Girl. Speak. Me. To. I die. I like... Need a girlfriend / female friend. I like people talk to me. I don't care how look she. I just happy I be notice.
She got a good smile. I smile back. I tell her she has sort of goof name. "You abortion fail right? You look like" If she cry she weak and must be exterminate. If she bow to my great then maybe I accept her to my cult to worship me.
Jaded die. What you do?
I did not like this Jaded. But I feel bad. I knew so little. I feel bad for judge her so harsh. Perhap she good and I just misunderstood. I feel almost like my fault be this. I wish I gave her more chance. I sorry Jaded.
I sad. I knew her so little but she had potential. I wish I could cry more.

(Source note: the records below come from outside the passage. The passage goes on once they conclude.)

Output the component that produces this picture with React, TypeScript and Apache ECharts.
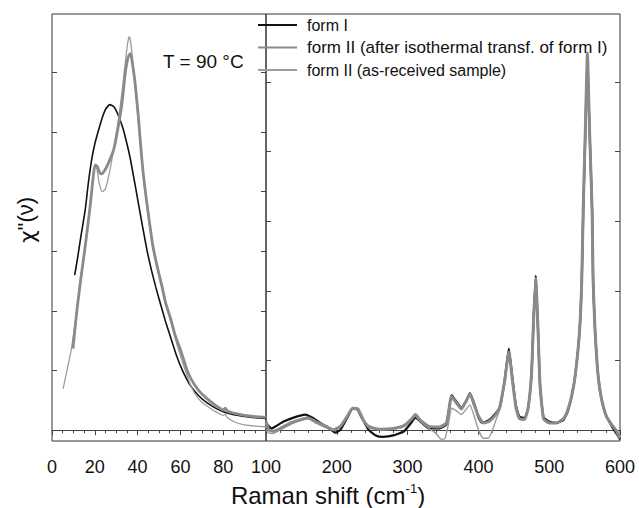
import React, { useEffect, useRef } from "react";
import * as echarts from "echarts";

const seriesNames = [
  "form I",
  "form II (after isothermal transf. of form I)",
  "form II (as-received sample)",
];

const leftXTicks = [0, 20, 40, 60, 80, 100];
const rightXTicks = [100, 200, 300, 400, 500, 600];
const leftYTicks = [0, 1, 2, 3, 4, 5, 6, 7];
const rightYTicks = [0, 1, 2, 3, 4, 5, 6];

// Left panel (0–100 cm-1), arbitrary units
const formILeft: number[][] = [
  [10.6, 2.6], [12, 2.9], [13.5, 3.25], [15.5, 3.69], [17, 4.15], [18.6, 4.55],
  [20, 4.8], [21.5, 5.0], [23.3, 5.22], [25, 5.38], [27, 5.46], [29, 5.42],
  [31, 5.28], [33, 5.08], [34.5, 4.88], [36.5, 4.57], [38.5, 4.18], [40.5, 3.78],
  [42.5, 3.38], [44.5, 3.0], [46.5, 2.68], [48.5, 2.4], [51, 2.08], [53, 1.83],
  [55.5, 1.55], [58.3, 1.24], [61, 1.0], [64.5, 0.76], [68, 0.6], [72, 0.47],
  [76, 0.38], [80, 0.31], [85, 0.26], [90, 0.23], [95, 0.21], [100, 0.2],
];
const formIIafterLeft: number[][] = [
  [9.8, 1.37], [11.6, 2.0], [13.5, 2.55], [15.5, 3.08], [17.8, 3.75], [19.4, 4.3],
  [20.2, 4.45], [21.2, 4.42], [22.3, 4.32], [23.3, 4.3], [24.5, 4.35], [26, 4.45],
  [28.8, 4.7], [30.5, 5.0], [32.7, 5.48], [34.2, 5.98], [35.5, 6.25], [36.6, 6.32],
  [38, 6.05], [39, 5.76], [40.5, 5.2], [41.5, 4.75], [42.5, 4.35], [44, 3.9],
  [45.5, 3.5], [47, 3.12], [48.5, 2.85], [50, 2.62], [51.5, 2.4], [53, 2.15],
  [55.2, 1.9], [57.5, 1.6], [60.6, 1.29], [63, 1.02], [65.3, 0.84], [68.5, 0.67],
  [72.4, 0.53], [76, 0.43], [80.1, 0.34], [81, 0.37], [82, 0.32], [86, 0.28],
  [90, 0.25], [95, 0.23], [100, 0.22],
];
const formIIasRecLeft: number[][] = [
  [5.2, 0.7], [7, 1.0], [9, 1.35], [11, 1.85], [13, 2.4], [15, 2.95], [17, 3.5],
  [18.8, 4.1], [20, 4.42], [21, 4.38], [22, 4.15], [23.5, 4.0], [25, 4.05],
  [27, 4.35], [29, 4.75], [31, 5.2], [33, 5.75], [34.5, 6.25], [35.5, 6.52],
  [36.1, 6.6], [36.8, 6.5], [38, 6.1], [39.5, 5.5], [41, 4.9], [42.5, 4.35],
  [44, 3.85], [45.5, 3.45], [47, 3.1], [48.5, 2.82], [50, 2.58], [51.5, 2.36],
  [53, 2.12], [55.2, 1.86], [57.5, 1.55], [60, 1.25], [62.5, 0.98], [64.5, 0.78],
  [67, 0.6], [70, 0.47], [73.9, 0.37], [77, 0.3], [80, 0.25], [81, 0.27],
  [82, 0.21], [86, 0.13], [90, 0.09], [95, 0.07], [100, 0.06],
];

// Right panel (100–600 cm-1), arbitrary units
const formIRight: number[][] = [
  [100, 0.1], [104, 0.05], [108, 0.02], [115, 0.06], [125, 0.12], [140, 0.18],
  [155, 0.22], [165, 0.18], [180, 0.08], [192, 0.0], [198, -0.04], [205, 0.0],
  [215, 0.18], [222, 0.3], [228, 0.3], [235, 0.18], [245, 0.0], [255, -0.08],
  [265, -0.1], [280, -0.08], [295, -0.02], [305, 0.1], [311, 0.18], [318, 0.12],
  [330, 0.02], [345, 0.02], [355, 0.08], [362, 0.5], [368, 0.42], [376, 0.32],
  [383, 0.42], [388, 0.53], [394, 0.38], [400, 0.18], [405, 0.1], [415, 0.14],
  [423, 0.22], [430, 0.32], [437, 0.7], [443, 1.17], [448, 0.75], [453, 0.35],
  [458, 0.19], [465, 0.17], [470, 0.3], [475, 0.8], [478, 1.6], [481, 2.22],
  [484, 1.5], [487, 0.65], [492, 0.18], [500, 0.12], [510, 0.1], [520, 0.14],
  [526, 0.26], [532, 0.5], [537, 0.8], [543, 1.44], [546, 2.16], [548, 3.1],
  [551, 4.25], [554, 5.35], [557, 4.3], [560.6, 3.16], [562, 2.16], [564.7, 1.44],
  [568, 0.9], [571.7, 0.57], [576, 0.35], [581, 0.19], [588, 0.06], [594, -0.04],
  [598, -0.1], [600, -0.14],
];
const formIIafterRight: number[][] = [
  [100, 0.12], [104, 0.0], [110, -0.02], [120, 0.02], [135, 0.1], [150, 0.15],
  [160, 0.17], [170, 0.12], [185, 0.05], [195, 0.0], [205, 0.05], [215, 0.2],
  [222, 0.31], [230, 0.3], [237, 0.15], [245, 0.05], [260, 0.01], [280, 0.02],
  [295, 0.06], [305, 0.15], [311, 0.22], [318, 0.14], [330, 0.05], [345, 0.04],
  [355, 0.1], [362, 0.48], [368, 0.4], [376, 0.3], [383, 0.42], [388, 0.52],
  [394, 0.36], [400, 0.2], [407, 0.1], [415, 0.12], [423, 0.2], [430, 0.32],
  [437, 0.7], [443, 1.12], [448, 0.72], [453, 0.32], [458, 0.16], [465, 0.15],
  [470, 0.3], [475, 0.8], [478, 1.6], [481, 2.18], [484, 1.5], [487, 0.65],
  [492, 0.16], [500, 0.1], [510, 0.1], [520, 0.16], [526, 0.28], [532, 0.5],
  [537, 0.8], [543, 1.44], [546, 2.16], [548, 3.16], [551, 4.3], [554, 5.42],
  [557, 4.3], [560.6, 3.16], [562, 2.16], [564.7, 1.44], [568, 0.9], [571.7, 0.57],
  [576, 0.35], [581, 0.19], [588, 0.08], [594, 0.0], [598, -0.08], [600, -0.12],
];
const formIIasRecRight: number[][] = [
  [100, 0.0], [105, -0.05], [110, -0.05], [120, 0.0], [135, 0.08], [150, 0.14],
  [160, 0.16], [170, 0.1], [185, 0.03], [195, -0.01], [205, 0.05], [215, 0.2],
  [222, 0.3], [230, 0.28], [237, 0.14], [245, 0.03], [260, 0.0], [280, 0.01],
  [295, 0.05], [305, 0.14], [311, 0.2], [318, 0.12], [330, 0.02], [340, -0.05],
  [348, -0.14], [353, -0.12], [358, 0.1], [362, 0.31], [368, 0.28], [376, 0.22],
  [383, 0.3], [388, 0.36], [394, 0.2], [400, 0.0], [407, -0.12], [414, -0.12],
  [420, 0.0], [425, 0.15], [432, 0.35], [437, 0.7], [443, 1.12], [448, 0.72],
  [453, 0.32], [458, 0.16], [465, 0.15], [470, 0.3], [475, 0.8], [478, 1.6],
  [481, 2.18], [484, 1.5], [487, 0.65], [492, 0.16], [500, 0.1], [510, 0.1],
  [520, 0.16], [526, 0.28], [532, 0.5], [537, 0.8], [543, 1.44], [546, 2.16],
  [548, 3.16], [551, 4.3], [554, 5.42], [557, 4.3], [560.6, 3.16], [562, 2.16],
  [564.7, 1.44], [568, 0.9], [571.7, 0.57], [576, 0.35], [581, 0.19], [588, 0.08],
  [594, 0.0], [598, -0.08], [600, -0.12],
];

const FONT = "'Liberation Sans', Arial, sans-serif";
const styles = [
  { color: "#111111", width: 1.6, widthR: 2.2, z: 3, legendFont: 16 },
  { color: "#8a8a8a", width: 2.8, widthR: 3.0, z: 5, legendFont: 17 },
  { color: "#9c9c9c", width: 1.3, widthR: 1.4, z: 4, legendFont: 16 },
];

export default function App() {
  const ref = useRef<HTMLDivElement>(null);
  useEffect(() => {
    document.body.style.margin = "0";
    if (!ref.current) return;
    const chart = echarts.init(ref.current, null, { renderer: "svg" });

    const xAxisCommon = (gridIndex: number, min: number, max: number, interval: number, split: number) => ({
      type: "value" as const,
      gridIndex,
      min,
      max,
      interval,
      axisLine: { show: true, lineStyle: { color: "#444", width: 1 } },
      axisTick: { show: true, inside: false, length: 5, lineStyle: { color: "#444" } },
      minorTick: { show: true, splitNumber: split, length: 3, lineStyle: { color: "#444" } },
      splitLine: { show: false },
      minorSplitLine: { show: false },
      axisLabel: {
        show: true,
        fontSize: 18,
        color: "#111",
        fontFamily: FONT,
        margin: 17,
        formatter: (v: number) => (gridIndex === 1 && v === 100 ? "" : String(v)),
      },
    });

    const yAxisCommon = (gridIndex: number, min: number, max: number, ticks: number[], position: "left" | "right") => ({
      type: "value" as const,
      gridIndex,
      min,
      max,
      position,
      axisLine: { show: false },
      axisTick: { show: true, inside: true, length: 5, customValues: ticks, lineStyle: { color: "#444" } },
      axisLabel: { show: false, customValues: ticks },
      splitLine: { show: false },
    });

    const series: any[] = [];
    const leftData = [formILeft, formIIafterLeft, formIIasRecLeft];
    const rightData = [formIRight, formIIafterRight, formIIasRecRight];
    [0, 1, 2].forEach((i) => {
      series.push({
        name: seriesNames[i],
        type: "line",
        xAxisIndex: 0,
        yAxisIndex: 0,
        data: leftData[i],
        symbol: "none",
        smooth: 0.2,
        z: styles[i].z,
        lineStyle: { color: styles[i].color, width: styles[i].width },
        itemStyle: { color: styles[i].color },
      });
      series.push({
        name: seriesNames[i],
        type: "line",
        xAxisIndex: 1,
        yAxisIndex: 2,
        data: rightData[i],
        symbol: "none",
        smooth: 0.15,
        z: styles[i].z,
        lineStyle: { color: styles[i].color, width: styles[i].widthR },
        itemStyle: { color: styles[i].color },
      });
    });

    chart.setOption({
      animation: false,
      backgroundColor: "#ffffff",
      grid: [
        { left: 52, top: 14, width: 214, height: 427, show: true, borderColor: "#333", borderWidth: 1, backgroundColor: "transparent" },
        { left: 266, top: 14, width: 354, height: 427, show: true, borderColor: "#333", borderWidth: 1, backgroundColor: "transparent" },
      ],
      xAxis: [
        xAxisCommon(0, leftXTicks[0], leftXTicks[leftXTicks.length - 1], 20, 4),
        xAxisCommon(1, rightXTicks[0], rightXTicks[rightXTicks.length - 1], 100, 5),
      ],
      yAxis: [
        yAxisCommon(0, -0.18, 6.98, leftYTicks, "left"),
        yAxisCommon(0, -0.18, 6.98, leftYTicks, "right"),
        yAxisCommon(1, -0.16, 5.98, rightYTicks, "left"),
        yAxisCommon(1, -0.16, 5.98, rightYTicks, "right"),
      ],
      legend: {
        orient: "vertical",
        left: 258,
        top: 17,
        itemWidth: 39,
        itemHeight: 2,
        itemGap: 6,
        padding: 0,
        data: seriesNames.map((n, i) => ({
          name: n,
          icon: "rect",
          itemStyle: { color: styles[i].color },
          textStyle: { fontSize: styles[i].legendFont },
        })),
        textStyle: { fontSize: 16, lineHeight: 16, color: "#111", fontFamily: FONT, padding: [0, 0, 0, 5] },
      },
      graphic: [
        {
          type: "text",
          left: 163,
          top: 52,
          style: { text: "T = 90 °C", fontSize: 19, fontFamily: FONT, fill: "#111" },
        },
        {
          type: "text",
          x: 25,
          y: 220,
          rotation: Math.PI / 2,
          style: {
            text: '{c|χ}{d|"(ν)}',
            align: "center",
            verticalAlign: "middle",
            rich: {
              c: { fontSize: 22, fontFamily: "'DejaVu Sans', sans-serif", fill: "#111", padding: [4, 0, 0, 0] },
              d: { fontSize: 22, fontFamily: FONT, fill: "#111" },
            },
          },
        },
        {
          type: "text",
          x: 328,
          y: 495,
          style: {
            text: "{a|Raman shift (cm}{b|-1}{a|)}",
            align: "center",
            verticalAlign: "middle",
            rich: {
              a: { fontSize: 24, fontFamily: FONT, fill: "#111" },
              b: { fontSize: 13, fontFamily: FONT, fill: "#111", padding: [0, 0, 13, 0] },
            },
          },
        },
      ],
      series,
    });
    return () => chart.dispose();
  }, []);
  return <div ref={ref} style={{ width: 639, height: 508 }} />;
}
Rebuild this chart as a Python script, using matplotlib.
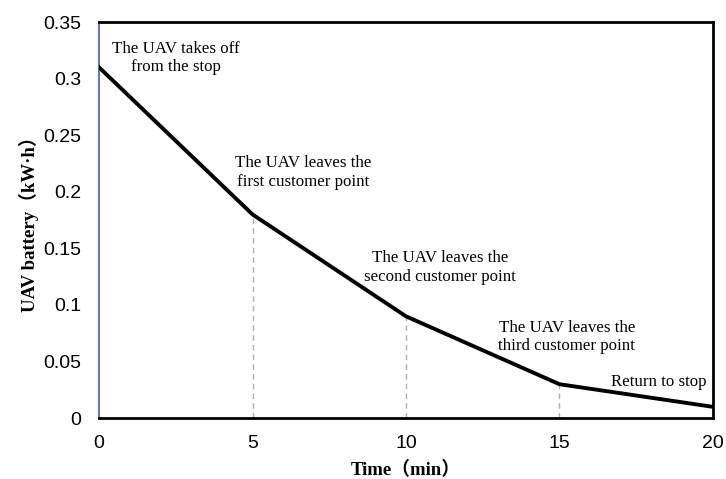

But life must move. Sorry Jaded. She not deserve to be left behind. I will remember her. I will try my best to not forget.
OH NO SHE DIED :( I don't know how to react to this occur. My life is not this hard. A sudden death? It's a shock. Like lightenening. I need time to think. I feel grieve over stranger because it remind me of how life... Really can hurt you in the buttocks.
That a shame...
You family seem to think you kill Jaded. They confronts you. You might be arrest.
I DIDN'T DO IT. I scared. How do I react to this. I want show proof but I just don't know what to show. They show me evidence but I know it all a lie. Who frame me?! What happen?! I scream at them. This is all wrongs. I tell them I innocent. I not a murder. I would never.
I hand them ca$h money. We good. Nobody say a thing.
I stammer. I stutter. I did not do the thing they say I did. I try talk but my words fumble. I'm stuck. Confused. Why did this happen. I mumble. I say stupid thing. I fall silent. I don't know what say.
I listen. This is wrong. I not do this! I never do this! I don't have defence but I know something wrong. I sad avout death and don't want to be blame. But right now I angry and curious. Who blame me. They must be the real crimer. It my duty to find out the truth. Even if it risk my good name.
All over. Did you enjoy quiz?
I like quiz. I think.
Enjoy is a strong word. To save the feeling you have I will say that at least I did not hate.